*MATERIAL*:
*-*-*
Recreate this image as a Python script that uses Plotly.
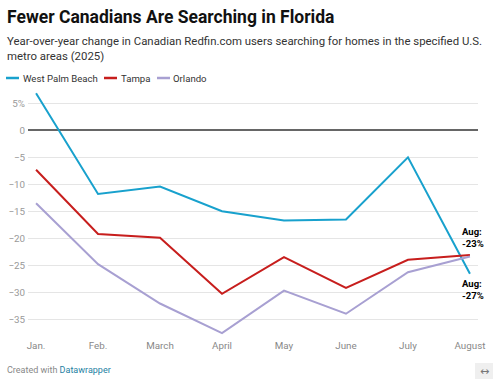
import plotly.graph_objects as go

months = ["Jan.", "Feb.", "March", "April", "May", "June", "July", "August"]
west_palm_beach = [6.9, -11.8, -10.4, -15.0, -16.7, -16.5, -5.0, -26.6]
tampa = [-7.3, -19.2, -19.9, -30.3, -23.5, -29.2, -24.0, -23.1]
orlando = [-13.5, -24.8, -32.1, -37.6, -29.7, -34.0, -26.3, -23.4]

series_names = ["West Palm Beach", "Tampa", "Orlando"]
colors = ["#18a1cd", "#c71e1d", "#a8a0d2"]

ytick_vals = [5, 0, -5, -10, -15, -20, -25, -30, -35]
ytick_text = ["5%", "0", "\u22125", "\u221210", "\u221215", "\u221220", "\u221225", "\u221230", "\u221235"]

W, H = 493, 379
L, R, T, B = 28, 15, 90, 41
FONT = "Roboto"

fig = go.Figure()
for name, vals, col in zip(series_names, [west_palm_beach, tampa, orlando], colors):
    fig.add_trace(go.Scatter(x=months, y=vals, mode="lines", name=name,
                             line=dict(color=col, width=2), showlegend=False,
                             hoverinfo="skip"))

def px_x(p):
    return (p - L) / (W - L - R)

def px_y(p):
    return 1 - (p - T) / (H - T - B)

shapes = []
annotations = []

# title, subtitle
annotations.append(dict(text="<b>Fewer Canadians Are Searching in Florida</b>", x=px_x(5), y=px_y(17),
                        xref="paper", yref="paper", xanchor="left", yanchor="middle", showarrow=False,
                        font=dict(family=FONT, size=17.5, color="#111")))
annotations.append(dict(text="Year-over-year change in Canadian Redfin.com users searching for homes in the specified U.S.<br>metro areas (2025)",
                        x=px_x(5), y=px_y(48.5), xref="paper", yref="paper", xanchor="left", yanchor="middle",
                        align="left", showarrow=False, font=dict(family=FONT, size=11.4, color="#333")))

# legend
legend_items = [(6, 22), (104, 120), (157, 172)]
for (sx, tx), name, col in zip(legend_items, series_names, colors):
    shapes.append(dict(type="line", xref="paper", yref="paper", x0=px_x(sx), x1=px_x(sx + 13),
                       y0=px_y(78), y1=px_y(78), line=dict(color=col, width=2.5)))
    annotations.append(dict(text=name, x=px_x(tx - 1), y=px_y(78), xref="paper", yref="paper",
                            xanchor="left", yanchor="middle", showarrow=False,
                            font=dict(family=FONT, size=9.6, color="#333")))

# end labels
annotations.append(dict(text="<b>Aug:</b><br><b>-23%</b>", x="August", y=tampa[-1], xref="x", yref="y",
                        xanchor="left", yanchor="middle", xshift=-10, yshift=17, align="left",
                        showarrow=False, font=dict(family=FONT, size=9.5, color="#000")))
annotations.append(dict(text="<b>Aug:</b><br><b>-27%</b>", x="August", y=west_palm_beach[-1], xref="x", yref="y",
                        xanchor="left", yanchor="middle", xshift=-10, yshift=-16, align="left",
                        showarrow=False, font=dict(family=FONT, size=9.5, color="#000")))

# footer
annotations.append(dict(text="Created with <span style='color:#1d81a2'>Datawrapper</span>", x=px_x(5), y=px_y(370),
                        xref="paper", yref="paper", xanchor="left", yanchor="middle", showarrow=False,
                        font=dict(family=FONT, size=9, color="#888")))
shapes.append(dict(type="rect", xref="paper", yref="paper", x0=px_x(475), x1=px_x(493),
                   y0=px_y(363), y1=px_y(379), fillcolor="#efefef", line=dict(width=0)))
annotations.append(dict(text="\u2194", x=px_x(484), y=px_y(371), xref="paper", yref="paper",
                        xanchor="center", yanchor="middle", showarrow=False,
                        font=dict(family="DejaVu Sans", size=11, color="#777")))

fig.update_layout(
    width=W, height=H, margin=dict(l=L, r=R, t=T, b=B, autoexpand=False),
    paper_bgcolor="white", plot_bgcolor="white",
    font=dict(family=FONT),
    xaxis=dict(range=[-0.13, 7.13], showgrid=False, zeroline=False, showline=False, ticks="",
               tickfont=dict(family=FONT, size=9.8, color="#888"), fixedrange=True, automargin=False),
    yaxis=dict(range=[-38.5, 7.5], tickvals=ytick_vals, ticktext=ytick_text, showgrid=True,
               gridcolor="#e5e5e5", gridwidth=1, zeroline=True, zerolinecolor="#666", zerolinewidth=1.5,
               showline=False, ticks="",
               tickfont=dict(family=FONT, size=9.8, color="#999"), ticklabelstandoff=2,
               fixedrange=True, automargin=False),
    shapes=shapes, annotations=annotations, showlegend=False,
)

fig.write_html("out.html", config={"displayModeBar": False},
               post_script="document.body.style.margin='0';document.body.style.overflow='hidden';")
*-*-*
*SHORT EXERCISE*: Copy out each line exactly, without the pictures.

*FULL SOLUTION*:
Recreate this image as a Python script that uses Plotly.
import plotly.graph_objects as go

months = ["Jan.", "Feb.", "March", "April", "May", "June", "July", "August"]
west_palm_beach = [6.9, -11.8, -10.4, -15.0, -16.7, -16.5, -5.0, -26.6]
tampa = [-7.3, -19.2, -19.9, -30.3, -23.5, -29.2, -24.0, -23.1]
orlando = [-13.5, -24.8, -32.1, -37.6, -29.7, -34.0, -26.3, -23.4]

series_names = ["West Palm Beach", "Tampa", "Orlando"]
colors = ["#18a1cd", "#c71e1d", "#a8a0d2"]

ytick_vals = [5, 0, -5, -10, -15, -20, -25, -30, -35]
ytick_text = ["5%", "0", "\u22125", "\u221210", "\u221215", "\u221220", "\u221225", "\u221230", "\u221235"]

W, H = 493, 379
L, R, T, B = 28, 15, 90, 41
FONT = "Roboto"

fig = go.Figure()
for name, vals, col in zip(series_names, [west_palm_beach, tampa, orlando], colors):
    fig.add_trace(go.Scatter(x=months, y=vals, mode="lines", name=name,
                             line=dict(color=col, width=2), showlegend=False,
                             hoverinfo="skip"))

def px_x(p):
    return (p - L) / (W - L - R)

def px_y(p):
    return 1 - (p - T) / (H - T - B)

shapes = []
annotations = []

# title, subtitle
annotations.append(dict(text="<b>Fewer Canadians Are Searching in Florida</b>", x=px_x(5), y=px_y(17),
                        xref="paper", yref="paper", xanchor="left", yanchor="middle", showarrow=False,
                        font=dict(family=FONT, size=17.5, color="#111")))
annotations.append(dict(text="Year-over-year change in Canadian Redfin.com users searching for homes in the specified U.S.<br>metro areas (2025)",
                        x=px_x(5), y=px_y(48.5), xref="paper", yref="paper", xanchor="left", yanchor="middle",
                        align="left", showarrow=False, font=dict(family=FONT, size=11.4, color="#333")))

# legend
legend_items = [(6, 22), (104, 120), (157, 172)]
for (sx, tx), name, col in zip(legend_items, series_names, colors):
    shapes.append(dict(type="line", xref="paper", yref="paper", x0=px_x(sx), x1=px_x(sx + 13),
                       y0=px_y(78), y1=px_y(78), line=dict(color=col, width=2.5)))
    annotations.append(dict(text=name, x=px_x(tx - 1), y=px_y(78), xref="paper", yref="paper",
                            xanchor="left", yanchor="middle", showarrow=False,
                            font=dict(family=FONT, size=9.6, color="#333")))

# end labels
annotations.append(dict(text="<b>Aug:</b><br><b>-23%</b>", x="August", y=tampa[-1], xref="x", yref="y",
                        xanchor="left", yanchor="middle", xshift=-10, yshift=17, align="left",
                        showarrow=False, font=dict(family=FONT, size=9.5, color="#000")))
annotations.append(dict(text="<b>Aug:</b><br><b>-27%</b>", x="August", y=west_palm_beach[-1], xref="x", yref="y",
                        xanchor="left", yanchor="middle", xshift=-10, yshift=-16, align="left",
                        showarrow=False, font=dict(family=FONT, size=9.5, color="#000")))

# footer
annotations.append(dict(text="Created with <span style='color:#1d81a2'>Datawrapper</span>", x=px_x(5), y=px_y(370),
                        xref="paper", yref="paper", xanchor="left", yanchor="middle", showarrow=False,
                        font=dict(family=FONT, size=9, color="#888")))
shapes.append(dict(type="rect", xref="paper", yref="paper", x0=px_x(475), x1=px_x(493),
                   y0=px_y(363), y1=px_y(379), fillcolor="#efefef", line=dict(width=0)))
annotations.append(dict(text="\u2194", x=px_x(484), y=px_y(371), xref="paper", yref="paper",
                        xanchor="center", yanchor="middle", showarrow=False,
                        font=dict(family="DejaVu Sans", size=11, color="#777")))

fig.update_layout(
    width=W, height=H, margin=dict(l=L, r=R, t=T, b=B, autoexpand=False),
    paper_bgcolor="white", plot_bgcolor="white",
    font=dict(family=FONT),
    xaxis=dict(range=[-0.13, 7.13], showgrid=False, zeroline=False, showline=False, ticks="",
               tickfont=dict(family=FONT, size=9.8, color="#888"), fixedrange=True, automargin=False),
    yaxis=dict(range=[-38.5, 7.5], tickvals=ytick_vals, ticktext=ytick_text, showgrid=True,
               gridcolor="#e5e5e5", gridwidth=1, zeroline=True, zerolinecolor="#666", zerolinewidth=1.5,
               showline=False, ticks="",
               tickfont=dict(family=FONT, size=9.8, color="#999"), ticklabelstandoff=2,
               fixedrange=True, automargin=False),
    shapes=shapes, annotations=annotations, showlegend=False,
)

fig.write_html("out.html", config={"displayModeBar": False},
               post_script="document.body.style.margin='0';document.body.style.overflow='hidden';")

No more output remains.